◆ **AVAILABLE DATA**:
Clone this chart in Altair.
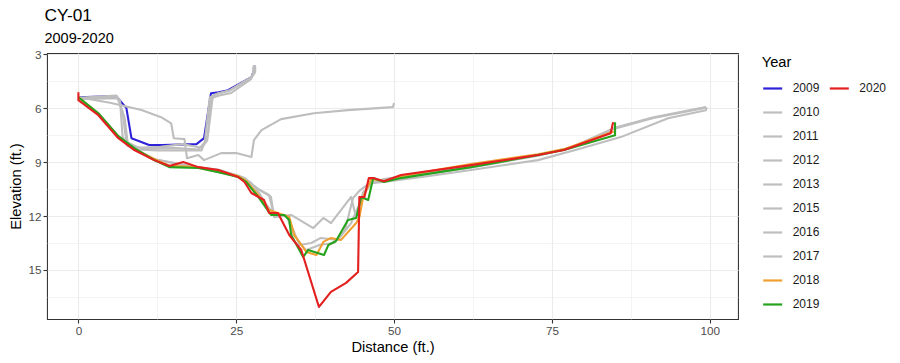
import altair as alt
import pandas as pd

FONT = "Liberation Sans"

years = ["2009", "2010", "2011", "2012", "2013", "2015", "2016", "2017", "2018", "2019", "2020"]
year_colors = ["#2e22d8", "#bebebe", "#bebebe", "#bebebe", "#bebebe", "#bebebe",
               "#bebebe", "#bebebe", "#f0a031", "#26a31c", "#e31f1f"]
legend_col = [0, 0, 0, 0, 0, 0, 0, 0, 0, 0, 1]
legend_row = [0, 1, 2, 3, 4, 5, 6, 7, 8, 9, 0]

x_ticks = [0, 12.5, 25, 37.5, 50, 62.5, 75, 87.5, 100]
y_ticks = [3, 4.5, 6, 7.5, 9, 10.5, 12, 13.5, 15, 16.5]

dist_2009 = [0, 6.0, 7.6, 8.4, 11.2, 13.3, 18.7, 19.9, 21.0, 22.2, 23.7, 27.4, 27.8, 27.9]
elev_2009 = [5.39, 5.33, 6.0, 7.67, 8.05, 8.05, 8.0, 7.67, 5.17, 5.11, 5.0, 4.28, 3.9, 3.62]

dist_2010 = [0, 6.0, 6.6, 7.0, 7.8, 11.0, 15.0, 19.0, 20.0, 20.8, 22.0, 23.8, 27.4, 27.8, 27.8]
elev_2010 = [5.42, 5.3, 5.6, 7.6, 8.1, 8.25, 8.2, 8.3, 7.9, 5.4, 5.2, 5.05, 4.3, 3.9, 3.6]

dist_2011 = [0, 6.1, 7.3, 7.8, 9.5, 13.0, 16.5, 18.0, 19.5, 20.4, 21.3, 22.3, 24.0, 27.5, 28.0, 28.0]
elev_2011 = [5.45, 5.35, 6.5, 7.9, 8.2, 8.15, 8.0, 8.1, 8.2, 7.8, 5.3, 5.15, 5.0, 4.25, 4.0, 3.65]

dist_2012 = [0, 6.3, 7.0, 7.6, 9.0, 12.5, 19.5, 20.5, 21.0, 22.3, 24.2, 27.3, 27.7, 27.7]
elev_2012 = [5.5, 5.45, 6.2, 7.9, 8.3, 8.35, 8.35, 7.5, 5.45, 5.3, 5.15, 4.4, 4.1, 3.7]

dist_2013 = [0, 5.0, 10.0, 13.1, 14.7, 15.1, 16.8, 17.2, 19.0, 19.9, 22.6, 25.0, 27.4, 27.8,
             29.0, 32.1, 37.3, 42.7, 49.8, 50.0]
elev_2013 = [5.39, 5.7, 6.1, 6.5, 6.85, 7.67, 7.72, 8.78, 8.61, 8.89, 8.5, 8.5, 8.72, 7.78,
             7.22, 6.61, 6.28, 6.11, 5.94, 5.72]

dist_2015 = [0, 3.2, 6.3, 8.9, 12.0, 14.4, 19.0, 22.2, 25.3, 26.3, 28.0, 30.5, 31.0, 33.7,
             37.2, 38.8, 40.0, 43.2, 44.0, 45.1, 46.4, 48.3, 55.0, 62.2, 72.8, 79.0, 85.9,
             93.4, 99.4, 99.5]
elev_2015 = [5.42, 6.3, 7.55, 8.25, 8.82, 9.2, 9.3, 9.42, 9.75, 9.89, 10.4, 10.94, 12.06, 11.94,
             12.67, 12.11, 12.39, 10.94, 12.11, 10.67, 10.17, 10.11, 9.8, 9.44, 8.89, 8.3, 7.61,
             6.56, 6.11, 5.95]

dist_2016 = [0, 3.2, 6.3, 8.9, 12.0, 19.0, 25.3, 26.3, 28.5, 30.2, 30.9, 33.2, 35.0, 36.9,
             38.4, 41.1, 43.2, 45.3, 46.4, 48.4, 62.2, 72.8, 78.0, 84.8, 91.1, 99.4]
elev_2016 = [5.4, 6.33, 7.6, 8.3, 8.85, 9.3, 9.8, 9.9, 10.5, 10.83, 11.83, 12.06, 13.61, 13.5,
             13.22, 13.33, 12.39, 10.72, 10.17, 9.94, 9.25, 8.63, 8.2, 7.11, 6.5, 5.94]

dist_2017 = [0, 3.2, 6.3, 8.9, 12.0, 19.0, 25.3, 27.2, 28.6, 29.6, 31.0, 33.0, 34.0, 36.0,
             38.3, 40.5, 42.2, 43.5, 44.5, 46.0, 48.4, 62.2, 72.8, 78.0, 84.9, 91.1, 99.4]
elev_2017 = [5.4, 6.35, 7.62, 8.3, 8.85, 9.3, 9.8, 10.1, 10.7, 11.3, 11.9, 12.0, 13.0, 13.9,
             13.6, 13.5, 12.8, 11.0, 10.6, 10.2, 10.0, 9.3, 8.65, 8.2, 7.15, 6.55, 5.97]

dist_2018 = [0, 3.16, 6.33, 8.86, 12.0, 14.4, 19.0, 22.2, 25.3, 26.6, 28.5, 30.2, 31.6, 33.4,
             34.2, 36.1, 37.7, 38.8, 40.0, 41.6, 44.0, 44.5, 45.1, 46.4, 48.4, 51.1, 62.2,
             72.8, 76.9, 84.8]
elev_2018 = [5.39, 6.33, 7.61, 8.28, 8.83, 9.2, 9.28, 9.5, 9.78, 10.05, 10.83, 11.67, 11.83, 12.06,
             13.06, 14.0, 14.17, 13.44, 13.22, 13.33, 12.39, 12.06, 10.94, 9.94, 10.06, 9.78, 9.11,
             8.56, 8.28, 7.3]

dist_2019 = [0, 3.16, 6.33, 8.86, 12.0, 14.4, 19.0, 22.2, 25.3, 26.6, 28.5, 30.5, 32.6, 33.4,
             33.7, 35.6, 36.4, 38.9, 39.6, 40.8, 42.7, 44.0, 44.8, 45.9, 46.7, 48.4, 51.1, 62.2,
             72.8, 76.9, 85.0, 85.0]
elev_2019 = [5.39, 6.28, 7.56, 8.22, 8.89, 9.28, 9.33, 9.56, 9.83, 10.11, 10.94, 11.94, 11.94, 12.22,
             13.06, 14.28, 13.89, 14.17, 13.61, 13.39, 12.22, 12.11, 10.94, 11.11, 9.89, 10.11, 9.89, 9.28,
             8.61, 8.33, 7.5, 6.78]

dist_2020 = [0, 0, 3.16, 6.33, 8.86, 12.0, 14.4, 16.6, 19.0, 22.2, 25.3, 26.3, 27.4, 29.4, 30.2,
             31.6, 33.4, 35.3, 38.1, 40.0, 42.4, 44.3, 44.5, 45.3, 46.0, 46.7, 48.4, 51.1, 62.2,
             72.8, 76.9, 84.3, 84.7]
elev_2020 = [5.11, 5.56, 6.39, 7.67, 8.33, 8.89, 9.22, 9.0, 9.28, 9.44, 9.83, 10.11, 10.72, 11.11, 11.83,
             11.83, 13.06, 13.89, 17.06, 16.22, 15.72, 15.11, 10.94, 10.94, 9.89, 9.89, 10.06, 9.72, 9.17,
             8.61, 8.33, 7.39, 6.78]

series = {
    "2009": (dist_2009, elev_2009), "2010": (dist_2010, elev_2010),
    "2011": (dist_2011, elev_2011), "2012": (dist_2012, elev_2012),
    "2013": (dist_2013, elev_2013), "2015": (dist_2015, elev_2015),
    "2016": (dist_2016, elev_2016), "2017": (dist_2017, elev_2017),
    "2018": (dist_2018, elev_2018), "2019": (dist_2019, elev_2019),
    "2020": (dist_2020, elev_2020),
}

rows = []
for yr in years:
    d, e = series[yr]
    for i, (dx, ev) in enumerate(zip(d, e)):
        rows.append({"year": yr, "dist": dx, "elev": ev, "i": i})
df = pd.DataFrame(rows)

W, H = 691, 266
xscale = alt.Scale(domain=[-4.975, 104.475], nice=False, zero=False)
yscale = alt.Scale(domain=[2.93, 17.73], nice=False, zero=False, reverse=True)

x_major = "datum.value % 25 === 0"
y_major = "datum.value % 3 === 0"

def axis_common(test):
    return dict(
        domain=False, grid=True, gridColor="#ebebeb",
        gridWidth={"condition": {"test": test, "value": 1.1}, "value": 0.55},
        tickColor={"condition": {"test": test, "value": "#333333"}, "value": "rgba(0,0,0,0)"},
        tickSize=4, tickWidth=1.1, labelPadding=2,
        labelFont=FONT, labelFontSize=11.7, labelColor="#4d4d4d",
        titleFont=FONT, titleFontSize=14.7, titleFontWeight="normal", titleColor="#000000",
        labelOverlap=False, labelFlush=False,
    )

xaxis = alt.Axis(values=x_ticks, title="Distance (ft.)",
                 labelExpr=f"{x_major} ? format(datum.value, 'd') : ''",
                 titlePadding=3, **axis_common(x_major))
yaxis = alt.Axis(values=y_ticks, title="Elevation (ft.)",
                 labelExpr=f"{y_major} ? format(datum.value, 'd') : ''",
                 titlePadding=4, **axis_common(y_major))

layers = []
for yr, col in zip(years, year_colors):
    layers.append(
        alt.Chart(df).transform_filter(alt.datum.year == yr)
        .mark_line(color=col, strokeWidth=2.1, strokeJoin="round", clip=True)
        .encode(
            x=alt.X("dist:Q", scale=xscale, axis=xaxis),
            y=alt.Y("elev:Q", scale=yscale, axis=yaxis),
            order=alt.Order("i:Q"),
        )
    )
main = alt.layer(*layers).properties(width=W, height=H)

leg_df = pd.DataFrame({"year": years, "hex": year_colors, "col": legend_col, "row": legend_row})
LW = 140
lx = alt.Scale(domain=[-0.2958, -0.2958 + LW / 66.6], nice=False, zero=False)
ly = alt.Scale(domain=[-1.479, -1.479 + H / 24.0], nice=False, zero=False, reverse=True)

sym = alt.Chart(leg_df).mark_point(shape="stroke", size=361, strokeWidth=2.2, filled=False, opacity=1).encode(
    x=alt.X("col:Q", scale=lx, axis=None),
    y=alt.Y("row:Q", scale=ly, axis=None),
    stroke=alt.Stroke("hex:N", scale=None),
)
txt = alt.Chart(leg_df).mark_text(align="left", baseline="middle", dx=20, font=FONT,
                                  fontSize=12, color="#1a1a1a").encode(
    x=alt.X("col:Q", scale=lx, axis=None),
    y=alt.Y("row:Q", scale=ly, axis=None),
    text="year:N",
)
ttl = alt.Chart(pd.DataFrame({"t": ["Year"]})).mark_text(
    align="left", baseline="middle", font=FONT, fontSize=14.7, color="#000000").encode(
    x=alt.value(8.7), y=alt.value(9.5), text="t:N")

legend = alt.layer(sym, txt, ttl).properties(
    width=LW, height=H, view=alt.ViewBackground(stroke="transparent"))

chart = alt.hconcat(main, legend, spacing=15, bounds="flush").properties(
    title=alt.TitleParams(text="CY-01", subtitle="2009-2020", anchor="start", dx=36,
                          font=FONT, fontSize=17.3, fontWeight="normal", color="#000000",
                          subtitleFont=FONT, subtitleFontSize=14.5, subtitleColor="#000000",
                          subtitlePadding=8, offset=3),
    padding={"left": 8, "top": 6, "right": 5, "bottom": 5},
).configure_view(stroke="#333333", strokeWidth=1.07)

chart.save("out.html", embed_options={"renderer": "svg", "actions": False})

◆ **CHALLENGE**: Restate the material word for word from its first line through the line containing "7.22, 6.61, 6.28, 6.11, 5.94, 5.72]", both included; the pictures do not belong in it.

◆ **ANSWER TO THIS TASK**:
Clone this chart in Altair.
import altair as alt
import pandas as pd

FONT = "Liberation Sans"

years = ["2009", "2010", "2011", "2012", "2013", "2015", "2016", "2017", "2018", "2019", "2020"]
year_colors = ["#2e22d8", "#bebebe", "#bebebe", "#bebebe", "#bebebe", "#bebebe",
               "#bebebe", "#bebebe", "#f0a031", "#26a31c", "#e31f1f"]
legend_col = [0, 0, 0, 0, 0, 0, 0, 0, 0, 0, 1]
legend_row = [0, 1, 2, 3, 4, 5, 6, 7, 8, 9, 0]

x_ticks = [0, 12.5, 25, 37.5, 50, 62.5, 75, 87.5, 100]
y_ticks = [3, 4.5, 6, 7.5, 9, 10.5, 12, 13.5, 15, 16.5]

dist_2009 = [0, 6.0, 7.6, 8.4, 11.2, 13.3, 18.7, 19.9, 21.0, 22.2, 23.7, 27.4, 27.8, 27.9]
elev_2009 = [5.39, 5.33, 6.0, 7.67, 8.05, 8.05, 8.0, 7.67, 5.17, 5.11, 5.0, 4.28, 3.9, 3.62]

dist_2010 = [0, 6.0, 6.6, 7.0, 7.8, 11.0, 15.0, 19.0, 20.0, 20.8, 22.0, 23.8, 27.4, 27.8, 27.8]
elev_2010 = [5.42, 5.3, 5.6, 7.6, 8.1, 8.25, 8.2, 8.3, 7.9, 5.4, 5.2, 5.05, 4.3, 3.9, 3.6]

dist_2011 = [0, 6.1, 7.3, 7.8, 9.5, 13.0, 16.5, 18.0, 19.5, 20.4, 21.3, 22.3, 24.0, 27.5, 28.0, 28.0]
elev_2011 = [5.45, 5.35, 6.5, 7.9, 8.2, 8.15, 8.0, 8.1, 8.2, 7.8, 5.3, 5.15, 5.0, 4.25, 4.0, 3.65]

dist_2012 = [0, 6.3, 7.0, 7.6, 9.0, 12.5, 19.5, 20.5, 21.0, 22.3, 24.2, 27.3, 27.7, 27.7]
elev_2012 = [5.5, 5.45, 6.2, 7.9, 8.3, 8.35, 8.35, 7.5, 5.45, 5.3, 5.15, 4.4, 4.1, 3.7]

dist_2013 = [0, 5.0, 10.0, 13.1, 14.7, 15.1, 16.8, 17.2, 19.0, 19.9, 22.6, 25.0, 27.4, 27.8,
             29.0, 32.1, 37.3, 42.7, 49.8, 50.0]
elev_2013 = [5.39, 5.7, 6.1, 6.5, 6.85, 7.67, 7.72, 8.78, 8.61, 8.89, 8.5, 8.5, 8.72, 7.78,
             7.22, 6.61, 6.28, 6.11, 5.94, 5.72]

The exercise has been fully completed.